* STATED GOAL *
Reproduce the listing below without any change.

═════ PROVIDED MATERIAL ═════

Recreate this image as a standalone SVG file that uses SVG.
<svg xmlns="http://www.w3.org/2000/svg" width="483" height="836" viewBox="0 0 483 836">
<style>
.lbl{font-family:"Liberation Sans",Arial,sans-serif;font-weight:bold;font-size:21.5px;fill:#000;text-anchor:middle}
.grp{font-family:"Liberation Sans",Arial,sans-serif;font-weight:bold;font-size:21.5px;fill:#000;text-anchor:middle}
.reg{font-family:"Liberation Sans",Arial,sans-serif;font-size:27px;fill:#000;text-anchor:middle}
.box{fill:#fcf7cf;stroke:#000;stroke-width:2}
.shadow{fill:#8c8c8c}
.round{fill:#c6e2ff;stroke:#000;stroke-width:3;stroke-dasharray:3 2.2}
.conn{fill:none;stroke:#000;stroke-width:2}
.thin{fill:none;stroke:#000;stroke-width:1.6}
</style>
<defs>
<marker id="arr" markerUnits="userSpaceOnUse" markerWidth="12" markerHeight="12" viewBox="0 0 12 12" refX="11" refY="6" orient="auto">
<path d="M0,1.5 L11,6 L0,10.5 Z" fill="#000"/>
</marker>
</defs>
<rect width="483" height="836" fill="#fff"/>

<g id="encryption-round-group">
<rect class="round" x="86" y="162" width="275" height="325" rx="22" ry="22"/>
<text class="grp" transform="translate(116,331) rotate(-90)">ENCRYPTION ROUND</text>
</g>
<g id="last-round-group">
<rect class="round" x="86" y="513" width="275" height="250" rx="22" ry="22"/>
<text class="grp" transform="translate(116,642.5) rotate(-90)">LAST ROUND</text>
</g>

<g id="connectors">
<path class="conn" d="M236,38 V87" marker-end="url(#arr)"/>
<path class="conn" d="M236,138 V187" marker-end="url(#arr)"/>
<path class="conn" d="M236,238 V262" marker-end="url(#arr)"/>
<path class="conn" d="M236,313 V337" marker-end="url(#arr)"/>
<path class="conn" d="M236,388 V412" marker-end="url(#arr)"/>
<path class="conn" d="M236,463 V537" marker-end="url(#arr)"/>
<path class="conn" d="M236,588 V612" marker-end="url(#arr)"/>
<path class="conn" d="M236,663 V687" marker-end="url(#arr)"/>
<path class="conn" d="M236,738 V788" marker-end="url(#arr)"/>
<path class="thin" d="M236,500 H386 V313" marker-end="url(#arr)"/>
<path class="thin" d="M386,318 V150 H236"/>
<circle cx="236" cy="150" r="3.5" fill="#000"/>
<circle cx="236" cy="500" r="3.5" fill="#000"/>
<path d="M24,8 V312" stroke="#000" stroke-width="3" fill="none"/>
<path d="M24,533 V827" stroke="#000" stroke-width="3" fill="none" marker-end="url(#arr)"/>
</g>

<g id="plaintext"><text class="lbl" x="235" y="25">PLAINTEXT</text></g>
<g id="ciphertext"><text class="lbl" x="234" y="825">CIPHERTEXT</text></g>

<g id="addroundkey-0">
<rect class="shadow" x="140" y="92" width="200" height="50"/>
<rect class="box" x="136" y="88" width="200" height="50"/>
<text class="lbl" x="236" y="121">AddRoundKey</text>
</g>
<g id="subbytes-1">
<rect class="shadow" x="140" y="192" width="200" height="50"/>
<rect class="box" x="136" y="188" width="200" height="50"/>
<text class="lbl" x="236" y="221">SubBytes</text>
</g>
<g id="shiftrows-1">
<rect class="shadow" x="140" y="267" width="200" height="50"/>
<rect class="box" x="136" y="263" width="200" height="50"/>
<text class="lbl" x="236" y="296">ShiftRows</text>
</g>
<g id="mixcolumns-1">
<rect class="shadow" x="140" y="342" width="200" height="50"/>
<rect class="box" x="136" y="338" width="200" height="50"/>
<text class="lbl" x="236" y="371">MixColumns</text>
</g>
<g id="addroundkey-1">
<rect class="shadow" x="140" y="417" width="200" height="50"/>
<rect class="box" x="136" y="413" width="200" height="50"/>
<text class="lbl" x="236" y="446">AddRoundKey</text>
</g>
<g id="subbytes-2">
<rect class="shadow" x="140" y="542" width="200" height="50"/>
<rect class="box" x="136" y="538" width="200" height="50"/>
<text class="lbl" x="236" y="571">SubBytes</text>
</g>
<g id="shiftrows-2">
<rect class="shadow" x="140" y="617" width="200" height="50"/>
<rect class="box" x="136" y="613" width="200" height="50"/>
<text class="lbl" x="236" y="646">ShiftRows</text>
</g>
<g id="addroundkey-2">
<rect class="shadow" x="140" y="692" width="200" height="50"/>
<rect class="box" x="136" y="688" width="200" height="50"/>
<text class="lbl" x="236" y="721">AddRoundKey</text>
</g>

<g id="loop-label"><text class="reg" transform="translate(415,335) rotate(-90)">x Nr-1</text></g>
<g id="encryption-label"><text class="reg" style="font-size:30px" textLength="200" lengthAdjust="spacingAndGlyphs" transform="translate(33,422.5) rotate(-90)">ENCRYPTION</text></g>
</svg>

═════

* FINAL RESULT *
Recreate this image as a standalone SVG file that uses SVG.
<svg xmlns="http://www.w3.org/2000/svg" width="483" height="836" viewBox="0 0 483 836">
<style>
.lbl{font-family:"Liberation Sans",Arial,sans-serif;font-weight:bold;font-size:21.5px;fill:#000;text-anchor:middle}
.grp{font-family:"Liberation Sans",Arial,sans-serif;font-weight:bold;font-size:21.5px;fill:#000;text-anchor:middle}
.reg{font-family:"Liberation Sans",Arial,sans-serif;font-size:27px;fill:#000;text-anchor:middle}
.box{fill:#fcf7cf;stroke:#000;stroke-width:2}
.shadow{fill:#8c8c8c}
.round{fill:#c6e2ff;stroke:#000;stroke-width:3;stroke-dasharray:3 2.2}
.conn{fill:none;stroke:#000;stroke-width:2}
.thin{fill:none;stroke:#000;stroke-width:1.6}
</style>
<defs>
<marker id="arr" markerUnits="userSpaceOnUse" markerWidth="12" markerHeight="12" viewBox="0 0 12 12" refX="11" refY="6" orient="auto">
<path d="M0,1.5 L11,6 L0,10.5 Z" fill="#000"/>
</marker>
</defs>
<rect width="483" height="836" fill="#fff"/>

<g id="encryption-round-group">
<rect class="round" x="86" y="162" width="275" height="325" rx="22" ry="22"/>
<text class="grp" transform="translate(116,331) rotate(-90)">ENCRYPTION ROUND</text>
</g>
<g id="last-round-group">
<rect class="round" x="86" y="513" width="275" height="250" rx="22" ry="22"/>
<text class="grp" transform="translate(116,642.5) rotate(-90)">LAST ROUND</text>
</g>

<g id="connectors">
<path class="conn" d="M236,38 V87" marker-end="url(#arr)"/>
<path class="conn" d="M236,138 V187" marker-end="url(#arr)"/>
<path class="conn" d="M236,238 V262" marker-end="url(#arr)"/>
<path class="conn" d="M236,313 V337" marker-end="url(#arr)"/>
<path class="conn" d="M236,388 V412" marker-end="url(#arr)"/>
<path class="conn" d="M236,463 V537" marker-end="url(#arr)"/>
<path class="conn" d="M236,588 V612" marker-end="url(#arr)"/>
<path class="conn" d="M236,663 V687" marker-end="url(#arr)"/>
<path class="conn" d="M236,738 V788" marker-end="url(#arr)"/>
<path class="thin" d="M236,500 H386 V313" marker-end="url(#arr)"/>
<path class="thin" d="M386,318 V150 H236"/>
<circle cx="236" cy="150" r="3.5" fill="#000"/>
<circle cx="236" cy="500" r="3.5" fill="#000"/>
<path d="M24,8 V312" stroke="#000" stroke-width="3" fill="none"/>
<path d="M24,533 V827" stroke="#000" stroke-width="3" fill="none" marker-end="url(#arr)"/>
</g>

<g id="plaintext"><text class="lbl" x="235" y="25">PLAINTEXT</text></g>
<g id="ciphertext"><text class="lbl" x="234" y="825">CIPHERTEXT</text></g>

<g id="addroundkey-0">
<rect class="shadow" x="140" y="92" width="200" height="50"/>
<rect class="box" x="136" y="88" width="200" height="50"/>
<text class="lbl" x="236" y="121">AddRoundKey</text>
</g>
<g id="subbytes-1">
<rect class="shadow" x="140" y="192" width="200" height="50"/>
<rect class="box" x="136" y="188" width="200" height="50"/>
<text class="lbl" x="236" y="221">SubBytes</text>
</g>
<g id="shiftrows-1">
<rect class="shadow" x="140" y="267" width="200" height="50"/>
<rect class="box" x="136" y="263" width="200" height="50"/>
<text class="lbl" x="236" y="296">ShiftRows</text>
</g>
<g id="mixcolumns-1">
<rect class="shadow" x="140" y="342" width="200" height="50"/>
<rect class="box" x="136" y="338" width="200" height="50"/>
<text class="lbl" x="236" y="371">MixColumns</text>
</g>
<g id="addroundkey-1">
<rect class="shadow" x="140" y="417" width="200" height="50"/>
<rect class="box" x="136" y="413" width="200" height="50"/>
<text class="lbl" x="236" y="446">AddRoundKey</text>
</g>
<g id="subbytes-2">
<rect class="shadow" x="140" y="542" width="200" height="50"/>
<rect class="box" x="136" y="538" width="200" height="50"/>
<text class="lbl" x="236" y="571">SubBytes</text>
</g>
<g id="shiftrows-2">
<rect class="shadow" x="140" y="617" width="200" height="50"/>
<rect class="box" x="136" y="613" width="200" height="50"/>
<text class="lbl" x="236" y="646">ShiftRows</text>
</g>
<g id="addroundkey-2">
<rect class="shadow" x="140" y="692" width="200" height="50"/>
<rect class="box" x="136" y="688" width="200" height="50"/>
<text class="lbl" x="236" y="721">AddRoundKey</text>
</g>

<g id="loop-label"><text class="reg" transform="translate(415,335) rotate(-90)">x Nr-1</text></g>
<g id="encryption-label"><text class="reg" style="font-size:30px" textLength="200" lengthAdjust="spacingAndGlyphs" transform="translate(33,422.5) rotate(-90)">ENCRYPTION</text></g>
</svg>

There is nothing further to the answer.